A virtual library of reference correct TMCs is used to build a dictionary of allowed chemical features. The chemical features of input molecules are compared against this dictionary to yield a familiarity score of a given TMC.
Based on the MoleculeAutoCorrect and Molpert library by: Kerstjens, A., De Winter, H. Molecule auto-correction to facilitate molecular design. J Comput Aided Mol Des 38, 10 (2024)..
Github: MoleculeAutoCorrect
- gcc / g++
$\geq$ 10.*
The MoleculeAutoCorrect and Molpert repos depend on the source C++ code from RDKit. In newer versions of RDKit, certain header files have been removed from the conda install. Therefore, these repos need to be compiled in a conda environment with RDKit version 2022.09.5. Once the binaries from the MoleculeAutoCorrect repo has been compiled, these binaries can be called from any conda env. E.g a conda env that uses an updated version of RDKit.
Additionally, the gcc and g++ compiler versions need to be version 10 or higher. Otherwise you will get C++ syntax compiler errors.
The following instructions are for GNU+Linux. For alternative operating systems you'll have to adapt these commands slightly.
To get started, first install the conda env: env.yml
conda env create --file ./env.yml
Then activate the created environment.
conda activate tmc_sa
Then install MoleculeAutoCorrect and Molpert by running the following:
./install.sh
To be able to import the library from Python add ${MOLECULE_AUTO_CORRECT}/lib
and ${MOLPERT}/lib
to your ${PYTHONPATH}
. Consider doing so in your .bash_profile
file. Otherwise you'll have to manually extend ${PYTHONPATH}
everytime you open a new shell.
export PYTHONPATH="${PYTHONPATH}:${MOLECULE_AUTO_CORRECT}/lib"
export PYTHONPATH="${PYTHONPATH}:${MOLPERT}/lib"
Now you should be able to run the commands given in Quick start.
We provide python wrapper functions that call the compiled binaries from MoleculeAutoCorrect.

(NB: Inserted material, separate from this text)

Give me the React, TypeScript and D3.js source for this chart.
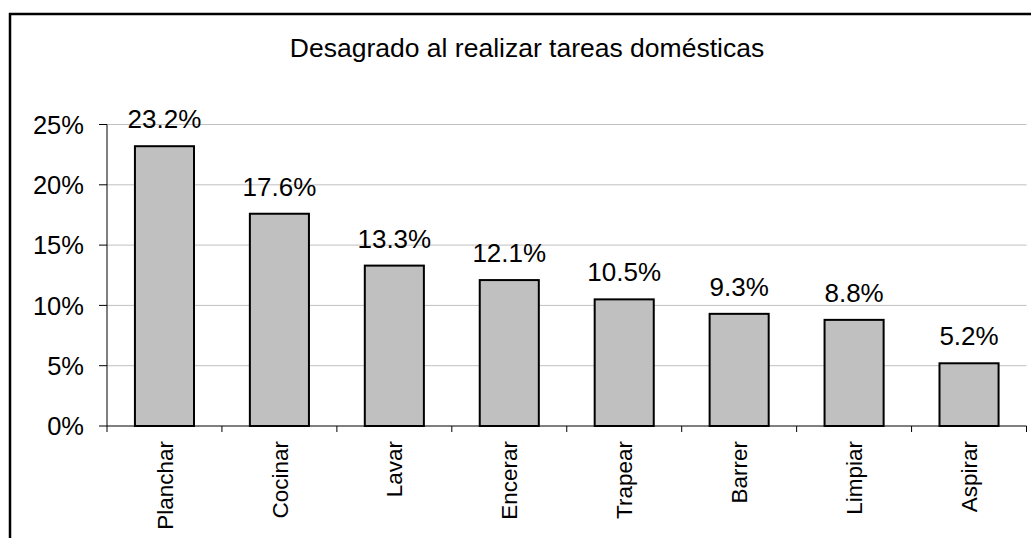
import React from "react";
import * as d3 from "d3";

const categories = ["Planchar", "Cocinar", "Lavar", "Encerar", "Trapear", "Barrer", "Limpiar", "Aspirar"];
const values = [23.2, 17.6, 13.3, 12.1, 10.5, 9.3, 8.8, 5.2];
const yTicks = [0, 5, 10, 15, 20, 25];
const title = "Desagrado al realizar tareas domésticas";

const W = 1031;
const H = 538;
const plot = { left: 107, right: 1026.5, top: 124.5, bottom: 426 };
const FONT = "'Liberation Sans', Arial, sans-serif";

export default function App() {
  const x = d3
    .scaleBand<string>()
    .domain(categories)
    .range([plot.left, plot.right])
    .paddingInner(0.486)
    .paddingOuter(0.243);
  const y = d3.scaleLinear().domain([0, 25]).range([plot.bottom, plot.top]);
  const step = x.step();

  return (
    <svg
      width={W}
      height={H}
      style={{ position: "fixed", left: 0, top: 0, background: "#fff" }}
      fontFamily={FONT}
    >
      <rect x={0} y={0} width={W} height={H} fill="#fff" />
      <rect x={10} y={14} width={1100} height={700} fill="none" stroke="#000" strokeWidth={2.5} />
      <text x={527} y={57} textAnchor="middle" fontSize={26.5} fill="#000">
        {title}
      </text>
      {yTicks.map((t) => (
        <g key={t}>
          {t > 0 && (
            <line x1={plot.left} x2={plot.right} y1={y(t)} y2={y(t)} stroke="#c0c0c0" strokeWidth={1} />
          )}
          <line x1={plot.left - 8} x2={plot.left} y1={y(t)} y2={y(t)} stroke="#000" strokeWidth={1} />
          <text x={84} y={y(t)} dy="0.36em" textAnchor="end" fontSize={25.5} fill="#000">
            {t}%
          </text>
        </g>
      ))}
      {categories.map((c, i) => (
        <g key={c}>
          <rect
            x={x(c)!}
            y={y(values[i])}
            width={x.bandwidth()}
            height={plot.bottom - y(values[i])}
            fill="#c0c0c0"
            stroke="#000"
            strokeWidth={2}
          />
          <text
            x={x(c)! + x.bandwidth() / 2}
            y={y(values[i]) - 18}
            textAnchor="middle"
            fontSize={26}
            fill="#000"
          >
            {values[i].toFixed(1)}%
          </text>
          <text
            transform={`translate(${x(c)! + x.bandwidth() / 2},441) rotate(-90)`}
            dy="0.36em"
            textAnchor="end"
            fontSize={22.5}
            fill="#000"
          >
            {c}
          </text>
        </g>
      ))}
      <line x1={plot.left} x2={plot.left} y1={plot.top} y2={plot.bottom} stroke="#000" strokeWidth={1} />
      <line x1={plot.left} x2={plot.right} y1={plot.bottom} y2={plot.bottom} stroke="#000" strokeWidth={1} />
      {d3.range(categories.length + 1).map((i) => (
        <line
          key={i}
          x1={plot.left + i * step}
          x2={plot.left + i * step}
          y1={plot.bottom}
          y2={plot.bottom + 6}
          stroke="#000"
          strokeWidth={1}
        />
      ))}
    </svg>
  );
}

Get your hands on a virtual library of molecules you would like to use as reference of correct chemistry (here tmc.smi
). Then use this library to create a dictionary of chemical features (here tmc.dict
). You can specify the radius of circular atomic environments using the --environment_radius argument (here 1
).
Important
The input SMILES need to have explicit hydrogens to get proper encoding of keys! Currently, SMILES missing explicit hydrogens are encoded incorrectly.
Creating the tmc.dict by calling the MoleculeAutoCorrect binaries with Python using the scripts highlighted below: NB! When creating the dict, it is important that you use the conda env installed above (env.yml). Otherwise you will get an error. After the .dict has been created you can switch to an environment with a newer version of RDKit.

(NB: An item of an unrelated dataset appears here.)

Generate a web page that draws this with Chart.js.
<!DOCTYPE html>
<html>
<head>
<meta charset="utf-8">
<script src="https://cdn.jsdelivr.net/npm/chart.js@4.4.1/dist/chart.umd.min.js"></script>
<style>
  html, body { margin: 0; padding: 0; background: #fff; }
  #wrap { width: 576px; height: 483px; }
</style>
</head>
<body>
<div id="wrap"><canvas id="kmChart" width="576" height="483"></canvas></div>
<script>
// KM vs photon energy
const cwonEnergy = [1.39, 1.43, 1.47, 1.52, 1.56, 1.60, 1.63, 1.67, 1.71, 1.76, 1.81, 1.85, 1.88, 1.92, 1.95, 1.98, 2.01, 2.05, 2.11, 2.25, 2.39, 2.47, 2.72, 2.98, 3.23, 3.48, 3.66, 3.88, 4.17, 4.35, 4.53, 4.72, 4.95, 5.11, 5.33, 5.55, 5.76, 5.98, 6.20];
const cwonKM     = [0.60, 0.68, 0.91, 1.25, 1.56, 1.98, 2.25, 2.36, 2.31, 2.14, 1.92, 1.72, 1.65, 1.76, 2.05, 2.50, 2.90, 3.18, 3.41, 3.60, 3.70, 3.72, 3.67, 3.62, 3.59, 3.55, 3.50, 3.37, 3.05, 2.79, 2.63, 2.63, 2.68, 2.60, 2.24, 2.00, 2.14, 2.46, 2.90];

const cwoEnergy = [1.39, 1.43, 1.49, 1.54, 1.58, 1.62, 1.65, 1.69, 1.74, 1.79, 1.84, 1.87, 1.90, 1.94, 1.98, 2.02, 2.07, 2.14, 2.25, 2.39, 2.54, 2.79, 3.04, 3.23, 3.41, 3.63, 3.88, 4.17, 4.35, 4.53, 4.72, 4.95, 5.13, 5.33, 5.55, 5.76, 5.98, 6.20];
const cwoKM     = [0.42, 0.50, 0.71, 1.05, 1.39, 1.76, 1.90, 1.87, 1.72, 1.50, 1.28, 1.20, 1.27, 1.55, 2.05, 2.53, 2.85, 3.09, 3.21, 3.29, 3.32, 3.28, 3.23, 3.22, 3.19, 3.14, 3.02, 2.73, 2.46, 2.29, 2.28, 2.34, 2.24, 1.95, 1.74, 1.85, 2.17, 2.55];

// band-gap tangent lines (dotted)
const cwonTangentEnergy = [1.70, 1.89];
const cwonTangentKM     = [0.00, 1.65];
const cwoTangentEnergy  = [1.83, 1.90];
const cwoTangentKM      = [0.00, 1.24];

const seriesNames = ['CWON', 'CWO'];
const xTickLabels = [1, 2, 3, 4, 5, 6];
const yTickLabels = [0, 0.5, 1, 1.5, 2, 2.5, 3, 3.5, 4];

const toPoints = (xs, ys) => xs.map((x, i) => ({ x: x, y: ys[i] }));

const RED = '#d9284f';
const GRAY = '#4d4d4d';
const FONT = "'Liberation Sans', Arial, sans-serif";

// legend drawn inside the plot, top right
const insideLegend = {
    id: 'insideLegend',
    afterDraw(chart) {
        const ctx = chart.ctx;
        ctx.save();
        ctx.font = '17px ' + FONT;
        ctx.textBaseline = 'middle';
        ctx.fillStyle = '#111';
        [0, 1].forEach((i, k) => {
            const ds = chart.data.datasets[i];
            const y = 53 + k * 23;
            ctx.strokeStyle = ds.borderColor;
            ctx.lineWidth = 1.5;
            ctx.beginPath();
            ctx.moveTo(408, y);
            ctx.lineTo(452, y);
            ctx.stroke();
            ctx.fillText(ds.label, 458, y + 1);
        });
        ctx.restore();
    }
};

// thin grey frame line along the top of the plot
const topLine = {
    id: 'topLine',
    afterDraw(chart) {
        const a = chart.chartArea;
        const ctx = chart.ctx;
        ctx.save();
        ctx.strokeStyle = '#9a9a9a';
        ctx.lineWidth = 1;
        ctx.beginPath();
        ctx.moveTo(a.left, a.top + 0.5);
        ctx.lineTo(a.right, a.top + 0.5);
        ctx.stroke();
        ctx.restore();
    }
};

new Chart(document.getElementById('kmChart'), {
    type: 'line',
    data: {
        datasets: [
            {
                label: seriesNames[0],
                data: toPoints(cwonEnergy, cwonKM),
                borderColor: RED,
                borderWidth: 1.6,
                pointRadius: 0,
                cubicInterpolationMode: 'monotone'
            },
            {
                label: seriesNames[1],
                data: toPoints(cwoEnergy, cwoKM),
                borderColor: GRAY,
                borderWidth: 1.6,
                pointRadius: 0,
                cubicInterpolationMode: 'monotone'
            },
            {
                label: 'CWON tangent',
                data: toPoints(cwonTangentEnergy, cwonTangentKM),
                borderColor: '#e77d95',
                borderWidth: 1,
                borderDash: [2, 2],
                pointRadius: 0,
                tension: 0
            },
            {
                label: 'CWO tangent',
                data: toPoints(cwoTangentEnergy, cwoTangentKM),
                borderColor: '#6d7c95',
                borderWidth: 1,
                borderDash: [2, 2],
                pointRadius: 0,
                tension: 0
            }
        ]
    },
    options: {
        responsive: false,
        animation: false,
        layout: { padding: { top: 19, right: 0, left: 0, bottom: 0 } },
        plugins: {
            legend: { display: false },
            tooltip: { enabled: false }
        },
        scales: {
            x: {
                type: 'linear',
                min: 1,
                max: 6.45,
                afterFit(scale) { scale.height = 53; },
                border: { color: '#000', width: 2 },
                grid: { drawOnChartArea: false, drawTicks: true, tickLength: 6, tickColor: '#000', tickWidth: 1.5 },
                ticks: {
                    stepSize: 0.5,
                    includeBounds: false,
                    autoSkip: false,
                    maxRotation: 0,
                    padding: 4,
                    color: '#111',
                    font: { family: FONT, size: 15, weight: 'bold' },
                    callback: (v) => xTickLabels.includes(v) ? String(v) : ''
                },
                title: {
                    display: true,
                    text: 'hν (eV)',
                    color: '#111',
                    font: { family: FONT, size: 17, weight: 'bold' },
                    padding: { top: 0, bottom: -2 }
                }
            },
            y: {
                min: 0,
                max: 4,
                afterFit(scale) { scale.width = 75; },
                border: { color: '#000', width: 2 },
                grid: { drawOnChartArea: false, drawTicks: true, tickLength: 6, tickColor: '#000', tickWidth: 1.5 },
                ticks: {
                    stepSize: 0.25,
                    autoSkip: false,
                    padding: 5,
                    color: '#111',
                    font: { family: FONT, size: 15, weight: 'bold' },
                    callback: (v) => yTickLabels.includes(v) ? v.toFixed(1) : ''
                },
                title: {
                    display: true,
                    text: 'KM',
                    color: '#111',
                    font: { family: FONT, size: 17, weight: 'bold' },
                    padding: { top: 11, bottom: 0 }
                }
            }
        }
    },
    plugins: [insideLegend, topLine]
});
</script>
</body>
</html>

python ./create_chemical_dictionary_from_smiles.py --smiles_data ./data/tmc.smi --dict_name ./dicts/tmc.dict --environment_radius 1
Use the tmc.dict to get familiarity scores for a given TMC SMILES:
python ./get_sa_from_tmc_smiles.py --smiles "CN(C)C=O->[Ni+2]123<-[N-](C(=O)CN->1(CC(=O)[N-]->2c1ccccc1)CC(=O)[N-]->3c1ccccc1)c1ccccc1" --reference_dict ./dicts/tmc.dict
You can also inspect the output of HighlightMoleculeErrors directly running the binary:
bin/HighlightMoleculeErrors ./dicts/tmc.dict "CCCN(C)[Mo](<-[C]1N(CC)C=CN1CC)(N(C)CCC)N(C)CCC" molecule_errors.svg
get_sa_from_tmc_smiles
contains the get_familiarity
function which returns the calculated familiarities. This function can be imported in other scripts and then used
as an SA score calculator.